▶ Information shown:
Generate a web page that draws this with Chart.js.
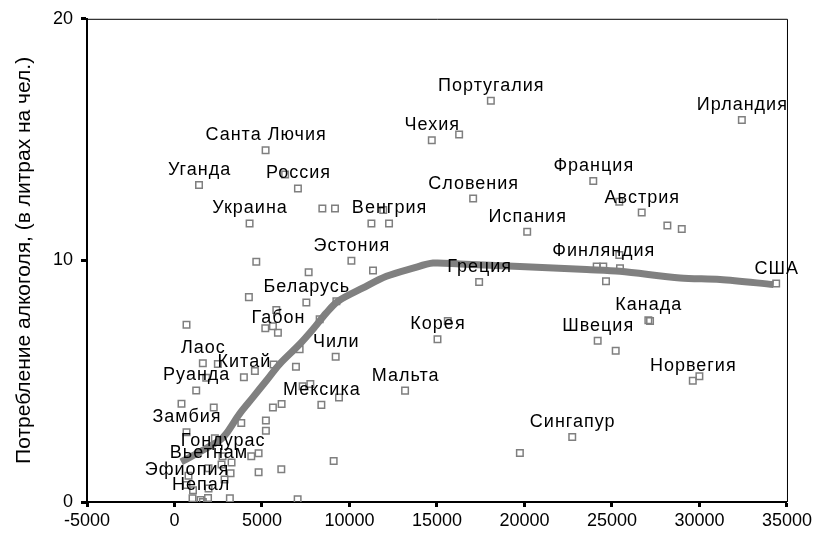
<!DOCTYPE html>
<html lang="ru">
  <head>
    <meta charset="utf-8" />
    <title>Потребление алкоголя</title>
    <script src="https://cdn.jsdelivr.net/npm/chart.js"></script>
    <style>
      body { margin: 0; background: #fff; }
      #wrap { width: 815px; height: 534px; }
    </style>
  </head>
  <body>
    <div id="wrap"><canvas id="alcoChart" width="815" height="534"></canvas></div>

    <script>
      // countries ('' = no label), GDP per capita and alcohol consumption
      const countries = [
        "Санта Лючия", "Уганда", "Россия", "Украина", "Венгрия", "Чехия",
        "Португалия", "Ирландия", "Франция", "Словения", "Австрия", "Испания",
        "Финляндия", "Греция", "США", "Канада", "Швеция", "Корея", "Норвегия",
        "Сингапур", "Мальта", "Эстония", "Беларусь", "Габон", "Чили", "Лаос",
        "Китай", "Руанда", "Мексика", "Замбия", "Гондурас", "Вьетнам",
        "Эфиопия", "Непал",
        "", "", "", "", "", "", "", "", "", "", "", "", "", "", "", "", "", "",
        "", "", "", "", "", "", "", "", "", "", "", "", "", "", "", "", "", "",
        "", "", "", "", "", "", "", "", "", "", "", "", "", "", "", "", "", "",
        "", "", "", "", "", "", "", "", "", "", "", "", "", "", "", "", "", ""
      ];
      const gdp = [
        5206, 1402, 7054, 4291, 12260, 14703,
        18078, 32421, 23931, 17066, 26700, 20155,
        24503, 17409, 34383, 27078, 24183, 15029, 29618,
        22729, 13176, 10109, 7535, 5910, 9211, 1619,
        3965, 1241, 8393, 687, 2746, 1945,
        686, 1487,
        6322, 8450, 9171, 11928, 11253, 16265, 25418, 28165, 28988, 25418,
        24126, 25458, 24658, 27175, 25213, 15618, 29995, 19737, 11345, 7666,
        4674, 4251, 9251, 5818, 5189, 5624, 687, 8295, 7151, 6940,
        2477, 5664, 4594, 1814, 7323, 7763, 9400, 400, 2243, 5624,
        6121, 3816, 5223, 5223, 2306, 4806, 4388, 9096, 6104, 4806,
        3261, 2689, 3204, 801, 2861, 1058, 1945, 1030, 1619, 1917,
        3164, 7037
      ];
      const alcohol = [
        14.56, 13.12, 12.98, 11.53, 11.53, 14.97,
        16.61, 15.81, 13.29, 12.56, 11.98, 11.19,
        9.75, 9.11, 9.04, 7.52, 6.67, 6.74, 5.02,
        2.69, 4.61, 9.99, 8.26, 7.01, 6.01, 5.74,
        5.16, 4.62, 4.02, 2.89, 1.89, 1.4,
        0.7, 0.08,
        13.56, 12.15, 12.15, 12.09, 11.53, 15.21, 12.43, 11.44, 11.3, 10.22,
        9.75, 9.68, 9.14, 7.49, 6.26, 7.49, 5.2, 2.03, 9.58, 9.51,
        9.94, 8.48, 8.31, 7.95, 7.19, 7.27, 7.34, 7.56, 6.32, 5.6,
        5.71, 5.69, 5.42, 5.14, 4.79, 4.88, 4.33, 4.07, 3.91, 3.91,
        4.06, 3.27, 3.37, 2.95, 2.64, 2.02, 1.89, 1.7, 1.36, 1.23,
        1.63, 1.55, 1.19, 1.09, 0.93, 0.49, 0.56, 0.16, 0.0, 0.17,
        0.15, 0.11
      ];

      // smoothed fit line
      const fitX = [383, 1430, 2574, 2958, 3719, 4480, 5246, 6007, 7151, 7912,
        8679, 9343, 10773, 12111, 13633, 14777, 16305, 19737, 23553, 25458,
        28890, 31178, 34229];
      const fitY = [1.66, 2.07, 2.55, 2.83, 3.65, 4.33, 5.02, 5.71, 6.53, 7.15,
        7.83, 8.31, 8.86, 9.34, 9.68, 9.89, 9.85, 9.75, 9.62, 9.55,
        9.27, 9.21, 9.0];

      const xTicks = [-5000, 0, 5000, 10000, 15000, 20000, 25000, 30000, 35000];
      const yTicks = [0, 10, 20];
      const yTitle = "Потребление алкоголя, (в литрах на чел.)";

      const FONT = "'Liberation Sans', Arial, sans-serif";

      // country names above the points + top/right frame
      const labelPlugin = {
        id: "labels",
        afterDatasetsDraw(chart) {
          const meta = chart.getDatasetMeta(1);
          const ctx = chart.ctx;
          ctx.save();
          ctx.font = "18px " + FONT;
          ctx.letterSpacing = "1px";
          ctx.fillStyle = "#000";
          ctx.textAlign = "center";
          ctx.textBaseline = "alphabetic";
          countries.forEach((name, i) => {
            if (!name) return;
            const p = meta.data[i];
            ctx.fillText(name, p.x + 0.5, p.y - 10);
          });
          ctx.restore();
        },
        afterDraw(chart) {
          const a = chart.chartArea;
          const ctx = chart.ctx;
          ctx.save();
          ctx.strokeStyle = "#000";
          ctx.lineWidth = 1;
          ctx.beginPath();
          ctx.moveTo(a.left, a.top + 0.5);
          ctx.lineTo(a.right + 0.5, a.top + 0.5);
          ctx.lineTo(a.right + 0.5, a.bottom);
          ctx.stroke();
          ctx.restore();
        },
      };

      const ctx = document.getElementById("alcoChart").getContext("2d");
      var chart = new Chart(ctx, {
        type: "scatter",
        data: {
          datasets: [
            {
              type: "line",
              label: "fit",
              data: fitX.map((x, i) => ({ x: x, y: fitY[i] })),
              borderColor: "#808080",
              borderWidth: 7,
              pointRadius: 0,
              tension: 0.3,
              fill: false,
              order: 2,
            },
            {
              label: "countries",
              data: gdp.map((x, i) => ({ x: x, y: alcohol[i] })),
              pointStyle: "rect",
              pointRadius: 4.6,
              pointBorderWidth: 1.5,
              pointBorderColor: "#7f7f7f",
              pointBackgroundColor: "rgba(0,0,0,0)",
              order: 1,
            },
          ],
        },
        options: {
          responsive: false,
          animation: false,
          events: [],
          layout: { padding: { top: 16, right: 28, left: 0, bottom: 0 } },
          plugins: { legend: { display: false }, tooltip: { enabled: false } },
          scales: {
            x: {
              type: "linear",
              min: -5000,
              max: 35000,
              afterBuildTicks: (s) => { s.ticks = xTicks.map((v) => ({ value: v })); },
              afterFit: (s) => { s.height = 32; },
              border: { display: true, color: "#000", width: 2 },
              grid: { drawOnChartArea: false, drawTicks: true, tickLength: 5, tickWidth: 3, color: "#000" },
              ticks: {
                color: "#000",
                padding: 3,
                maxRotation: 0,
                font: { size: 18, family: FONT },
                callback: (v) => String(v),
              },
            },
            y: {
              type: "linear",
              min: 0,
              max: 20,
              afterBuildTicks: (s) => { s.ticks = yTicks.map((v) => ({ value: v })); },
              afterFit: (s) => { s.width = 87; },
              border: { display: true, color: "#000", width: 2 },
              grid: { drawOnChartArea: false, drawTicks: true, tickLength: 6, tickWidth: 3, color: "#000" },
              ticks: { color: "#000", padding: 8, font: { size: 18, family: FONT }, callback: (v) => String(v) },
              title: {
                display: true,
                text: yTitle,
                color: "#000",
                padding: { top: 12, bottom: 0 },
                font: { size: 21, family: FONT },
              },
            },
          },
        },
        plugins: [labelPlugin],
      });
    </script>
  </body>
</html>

▶ Brief: Make an exact reproduction of the listing above, without any pictures.

▶ The answer:
Generate a web page that draws this with Chart.js.
<!DOCTYPE html>
<html lang="ru">
  <head>
    <meta charset="utf-8" />
    <title>Потребление алкоголя</title>
    <script src="https://cdn.jsdelivr.net/npm/chart.js"></script>
    <style>
      body { margin: 0; background: #fff; }
      #wrap { width: 815px; height: 534px; }
    </style>
  </head>
  <body>
    <div id="wrap"><canvas id="alcoChart" width="815" height="534"></canvas></div>

    <script>
      // countries ('' = no label), GDP per capita and alcohol consumption
      const countries = [
        "Санта Лючия", "Уганда", "Россия", "Украина", "Венгрия", "Чехия",
        "Португалия", "Ирландия", "Франция", "Словения", "Австрия", "Испания",
        "Финляндия", "Греция", "США", "Канада", "Швеция", "Корея", "Норвегия",
        "Сингапур", "Мальта", "Эстония", "Беларусь", "Габон", "Чили", "Лаос",
        "Китай", "Руанда", "Мексика", "Замбия", "Гондурас", "Вьетнам",
        "Эфиопия", "Непал",
        "", "", "", "", "", "", "", "", "", "", "", "", "", "", "", "", "", "",
        "", "", "", "", "", "", "", "", "", "", "", "", "", "", "", "", "", "",
        "", "", "", "", "", "", "", "", "", "", "", "", "", "", "", "", "", "",
        "", "", "", "", "", "", "", "", "", "", "", "", "", "", "", "", "", ""
      ];
      const gdp = [
        5206, 1402, 7054, 4291, 12260, 14703,
        18078, 32421, 23931, 17066, 26700, 20155,
        24503, 17409, 34383, 27078, 24183, 15029, 29618,
        22729, 13176, 10109, 7535, 5910, 9211, 1619,
        3965, 1241, 8393, 687, 2746, 1945,
        686, 1487,
        6322, 8450, 9171, 11928, 11253, 16265, 25418, 28165, 28988, 25418,
        24126, 25458, 24658, 27175, 25213, 15618, 29995, 19737, 11345, 7666,
        4674, 4251, 9251, 5818, 5189, 5624, 687, 8295, 7151, 6940,
        2477, 5664, 4594, 1814, 7323, 7763, 9400, 400, 2243, 5624,
        6121, 3816, 5223, 5223, 2306, 4806, 4388, 9096, 6104, 4806,
        3261, 2689, 3204, 801, 2861, 1058, 1945, 1030, 1619, 1917,
        3164, 7037
      ];
      const alcohol = [
        14.56, 13.12, 12.98, 11.53, 11.53, 14.97,
        16.61, 15.81, 13.29, 12.56, 11.98, 11.19,
        9.75, 9.11, 9.04, 7.52, 6.67, 6.74, 5.02,
        2.69, 4.61, 9.99, 8.26, 7.01, 6.01, 5.74,
        5.16, 4.62, 4.02, 2.89, 1.89, 1.4,
        0.7, 0.08,
        13.56, 12.15, 12.15, 12.09, 11.53, 15.21, 12.43, 11.44, 11.3, 10.22,
        9.75, 9.68, 9.14, 7.49, 6.26, 7.49, 5.2, 2.03, 9.58, 9.51,
        9.94, 8.48, 8.31, 7.95, 7.19, 7.27, 7.34, 7.56, 6.32, 5.6,
        5.71, 5.69, 5.42, 5.14, 4.79, 4.88, 4.33, 4.07, 3.91, 3.91,
        4.06, 3.27, 3.37, 2.95, 2.64, 2.02, 1.89, 1.7, 1.36, 1.23,
        1.63, 1.55, 1.19, 1.09, 0.93, 0.49, 0.56, 0.16, 0.0, 0.17,
        0.15, 0.11
      ];

      // smoothed fit line
      const fitX = [383, 1430, 2574, 2958, 3719, 4480, 5246, 6007, 7151, 7912,
        8679, 9343, 10773, 12111, 13633, 14777, 16305, 19737, 23553, 25458,
        28890, 31178, 34229];
      const fitY = [1.66, 2.07, 2.55, 2.83, 3.65, 4.33, 5.02, 5.71, 6.53, 7.15,
        7.83, 8.31, 8.86, 9.34, 9.68, 9.89, 9.85, 9.75, 9.62, 9.55,
        9.27, 9.21, 9.0];

      const xTicks = [-5000, 0, 5000, 10000, 15000, 20000, 25000, 30000, 35000];
      const yTicks = [0, 10, 20];
      const yTitle = "Потребление алкоголя, (в литрах на чел.)";

      const FONT = "'Liberation Sans', Arial, sans-serif";

      // country names above the points + top/right frame
      const labelPlugin = {
        id: "labels",
        afterDatasetsDraw(chart) {
          const meta = chart.getDatasetMeta(1);
          const ctx = chart.ctx;
          ctx.save();
          ctx.font = "18px " + FONT;
          ctx.letterSpacing = "1px";
          ctx.fillStyle = "#000";
          ctx.textAlign = "center";
          ctx.textBaseline = "alphabetic";
          countries.forEach((name, i) => {
            if (!name) return;
            const p = meta.data[i];
            ctx.fillText(name, p.x + 0.5, p.y - 10);
          });
          ctx.restore();
        },
        afterDraw(chart) {
          const a = chart.chartArea;
          const ctx = chart.ctx;
          ctx.save();
          ctx.strokeStyle = "#000";
          ctx.lineWidth = 1;
          ctx.beginPath();
          ctx.moveTo(a.left, a.top + 0.5);
          ctx.lineTo(a.right + 0.5, a.top + 0.5);
          ctx.lineTo(a.right + 0.5, a.bottom);
          ctx.stroke();
          ctx.restore();
        },
      };

      const ctx = document.getElementById("alcoChart").getContext("2d");
      var chart = new Chart(ctx, {
        type: "scatter",
        data: {
          datasets: [
            {
              type: "line",
              label: "fit",
              data: fitX.map((x, i) => ({ x: x, y: fitY[i] })),
              borderColor: "#808080",
              borderWidth: 7,
              pointRadius: 0,
              tension: 0.3,
              fill: false,
              order: 2,
            },
            {
              label: "countries",
              data: gdp.map((x, i) => ({ x: x, y: alcohol[i] })),
              pointStyle: "rect",
              pointRadius: 4.6,
              pointBorderWidth: 1.5,
              pointBorderColor: "#7f7f7f",
              pointBackgroundColor: "rgba(0,0,0,0)",
              order: 1,
            },
          ],
        },
        options: {
          responsive: false,
          animation: false,
          events: [],
          layout: { padding: { top: 16, right: 28, left: 0, bottom: 0 } },
          plugins: { legend: { display: false }, tooltip: { enabled: false } },
          scales: {
            x: {
              type: "linear",
              min: -5000,
              max: 35000,
              afterBuildTicks: (s) => { s.ticks = xTicks.map((v) => ({ value: v })); },
              afterFit: (s) => { s.height = 32; },
              border: { display: true, color: "#000", width: 2 },
              grid: { drawOnChartArea: false, drawTicks: true, tickLength: 5, tickWidth: 3, color: "#000" },
              ticks: {
                color: "#000",
                padding: 3,
                maxRotation: 0,
                font: { size: 18, family: FONT },
                callback: (v) => String(v),
              },
            },
            y: {
              type: "linear",
              min: 0,
              max: 20,
              afterBuildTicks: (s) => { s.ticks = yTicks.map((v) => ({ value: v })); },
              afterFit: (s) => { s.width = 87; },
              border: { display: true, color: "#000", width: 2 },
              grid: { drawOnChartArea: false, drawTicks: true, tickLength: 6, tickWidth: 3, color: "#000" },
              ticks: { color: "#000", padding: 8, font: { size: 18, family: FONT }, callback: (v) => String(v) },
              title: {
                display: true,
                text: yTitle,
                color: "#000",
                padding: { top: 12, bottom: 0 },
                font: { size: 21, family: FONT },
              },
            },
          },
        },
        plugins: [labelPlugin],
      });
    </script>
  </body>
</html>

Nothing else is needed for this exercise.